We cordially concur in the theory of appellant that no man should stand convicted of any crime that is not clearly defined as well as punished by the Penal Code, and that the language of the latter should never be stretched by construction to include any offense not plainly within the contemplation of the Legislature. Previous decisions of this court speak for themselves in no uncertain tone on this point and we have no intention whatever of deviating in the slightest degree from the doctrine heretofore adopted in this regard. But this is an extreme case amounting to an exception that can only serve to emphasize the general rule which, like all other safeguards that the law in its wisdom has placed for the protection of the rights of men, should never be pressed beyond the bounds of reason and common sense to thwart the unmistakable purpose and meaning of the law. Both assault and assault and battery, as we have already pointed out, are clearly defined and punished, and, as also above indicated, no separate and distinct offense is intended to be created by the mere enumeration of circumstances amounting to an aggravation of these misdemeanors, together with provision for the infliction of a somewhat heavier penalty by reason of such attendant circumstances. We have heretofore held *799that a judgment need not specify the grade of the crime in assault and battery if the complaint and the proof show the offense. People v. Benítez, 23 P. R. R. 315. See also Wharton’s Criminal Law (11th ed.), Vol. II, p. 1051, sec. 838; 5 C. J. 728, sec. 196; 3 Bishop’s New Criminal Procedure (2d ed.), p. 1261, sec. 63.
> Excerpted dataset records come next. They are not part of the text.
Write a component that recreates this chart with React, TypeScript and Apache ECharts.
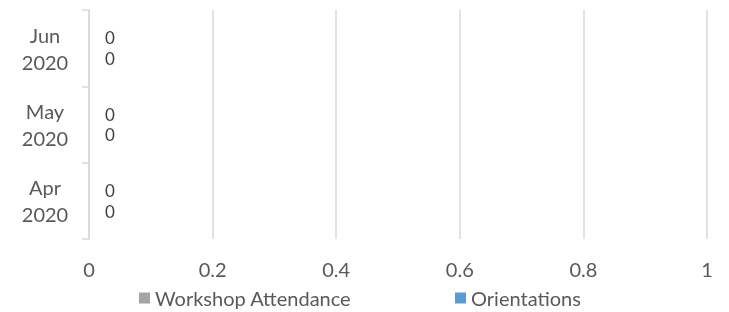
import React, { useEffect, useRef } from "react";
import * as echarts from "echarts";

const categories = ["Apr\n2020", "May\n2020", "Jun\n2020"];
const workshopAttendance = [0, 0, 0];
const orientations = [0, 0, 0];
const xTicks = { min: 0, max: 1, interval: 0.2 };

const FONT = "Lato, 'Open Sans', sans-serif";
const TXT = "#595959";
const FS = 20;

export default function App() {
  const ref = useRef<HTMLDivElement>(null);
  useEffect(() => {
    if (!ref.current) return;
    const chart = echarts.init(ref.current, null, { renderer: "svg" });
    const label = {
      show: true,
      position: "right",
      distance: 16,
      color: "#404040",
      fontSize: 17,
      lineHeight: 17,
      fontFamily: FONT,
    };
    const legendText = { color: TXT, fontSize: FS, fontFamily: FONT, padding: [0, 0, 0, 0] };
    chart.setOption({
      animation: false,
      textStyle: { fontFamily: FONT },
      grid: { left: 89, right: 22, top: 10, bottom: 73, containLabel: false },
      legend: [
        {
          data: ["Workshop Attendance"],
          left: 139,
          top: 288,
          padding: 0,
          itemWidth: 11,
          itemHeight: 11,
          icon: "rect",
          textStyle: legendText,
        },
        {
          data: ["Orientations"],
          left: 455,
          top: 288,
          padding: 0,
          itemWidth: 11,
          itemHeight: 11,
          icon: "rect",
          textStyle: legendText,
        },
      ],
      xAxis: {
        type: "value",
        min: xTicks.min,
        max: xTicks.max,
        interval: xTicks.interval,
        axisLine: { show: false },
        axisTick: { show: false },
        splitLine: { lineStyle: { color: "#d9d9d9", width: 1.5 } },
        axisLabel: { color: TXT, fontSize: FS, fontFamily: FONT, margin: 20 },
      },
      yAxis: {
        type: "category",
        data: categories,
        axisLine: { lineStyle: { color: "#d9d9d9", width: 1.5 } },
        axisTick: { show: true, length: 7, lineStyle: { color: "#d9d9d9", width: 1.5 } },
        axisLabel: {
          color: TXT,
          fontSize: FS,
          fontFamily: FONT,
          lineHeight: 27,
          align: "center",
          margin: 44,
        },
      },
      series: [
        {
          name: "Workshop Attendance",
          type: "bar",
          data: workshopAttendance,
          barWidth: 19,
          barGap: "10%",
          itemStyle: { color: "#a5a5a5" },
          label,
        },
        {
          name: "Orientations",
          type: "bar",
          data: orientations,
          barWidth: 19,
          barGap: "10%",
          itemStyle: { color: "#5b9bd5" },
          label,
        },
      ],
    });
    return () => chart.dispose();
  }, []);
  return (
    <div
      ref={ref}
      style={{ position: "fixed", left: 0, top: 0, width: 729, height: 312 }}
    />
  );
}
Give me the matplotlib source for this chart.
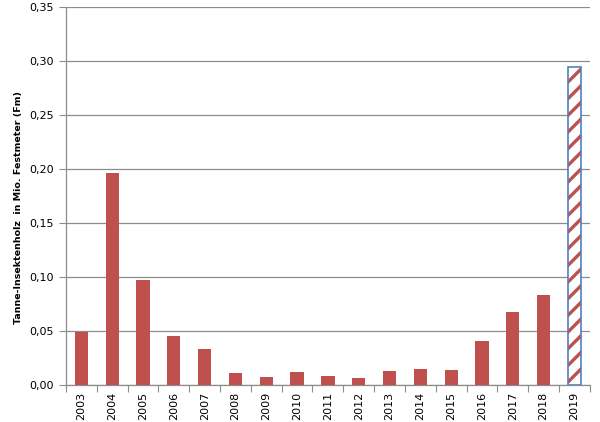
import matplotlib.pyplot as plt
from matplotlib.ticker import FuncFormatter, MultipleLocator

years = [str(y) for y in range(2003, 2020)]
values = [0.049, 0.196, 0.097, 0.045, 0.033, 0.011, 0.007, 0.012, 0.008,
          0.0065, 0.013, 0.015, 0.014, 0.041, 0.068, 0.083, 0.295]

red = '#c0504d'
blue = '#4f81bd'
grid = '#8c8c8c'

plt.rcParams['hatch.linewidth'] = 2.4

fig = plt.figure(figsize=(6, 4.22), dpi=100)
ax = fig.add_axes([0.11, 0.0877, 0.873, 0.8953])

x = list(range(len(years)))
ax.bar(x[:-1], values[:-1], width=0.43, color=red, zorder=3)
# last year: hatched bar with blue outline
ax.bar(x[-1], values[-1], width=0.43, facecolor='white', edgecolor=red,
       hatch='//', linewidth=0, zorder=3)
ax.bar(x[-1], values[-1], width=0.43, fill=False, edgecolor=blue,
       linewidth=1.2, zorder=4)

ax.set_xlim(-0.5, len(years) - 0.5)
ax.set_ylim(0, 0.35)
ax.yaxis.set_major_locator(MultipleLocator(0.05))
ax.yaxis.set_major_formatter(FuncFormatter(lambda v, p: f'{v:.2f}'.replace('.', ',')))
ax.grid(axis='y', color=grid, linewidth=0.9, zorder=0)

ax.set_xticks([i - 0.5 for i in range(len(years) + 1)], minor=False)
ax.set_xticklabels([])
ax.set_xticks(x, minor=True)
ax.set_xticklabels(years, minor=True, rotation=90, fontsize=8)
ax.tick_params(axis='x', which='minor', length=0, pad=5)
ax.tick_params(axis='x', which='major', length=5, color=grid, direction='out')
ax.tick_params(axis='y', length=5, color=grid, labelsize=8, pad=4)

for s in ['top', 'right']:
    ax.spines[s].set_visible(False)
for s in ['left', 'bottom']:
    ax.spines[s].set_color(grid)
    ax.spines[s].set_linewidth(0.9)

ax.set_ylabel('Tanne-Insektenholz  in Mio. Festmeter (Fm)', fontsize=6.8,
              fontweight='bold', labelpad=4)
ax.yaxis.label.set_y(0.47)

fig.savefig('out.png', dpi=100)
On the first page of our Penal Code we are told that all provisions and sections thereof <£are to be construed according to the fair construction of their terms, with a view to effect its object and to promote justice.” And among the final provisions, after the enumeration of certain words which are to have the signification therein attached to them ‘‘unless otherwise apparent from the context,” we find specifically enacted into an imperative rule for the interpretation of penal statutes the well-known general principle that “words and phrases must be construed according to the context and the approved usage of the language.”

Thus, in anticipation of just such questions as the one now under consideration, the code is its own interpreter; the language quoted, although it disposes of the contention of appellant herein, does no great violence to the true principle of strict construction as understood and applied by the best modern authorities, who “recognize only one rule as absolutely unvarying, namely, to seek out and enforce the actual meaning and will of the law-making power.” Black on Interpretation of Laws (2d eel.), preface and pages 228-230, 447-450.

The judgment appealed from must be

Affirmed.

Chief Justice Hernandez and Justices Wolf, del Toro and Aldrey concurred.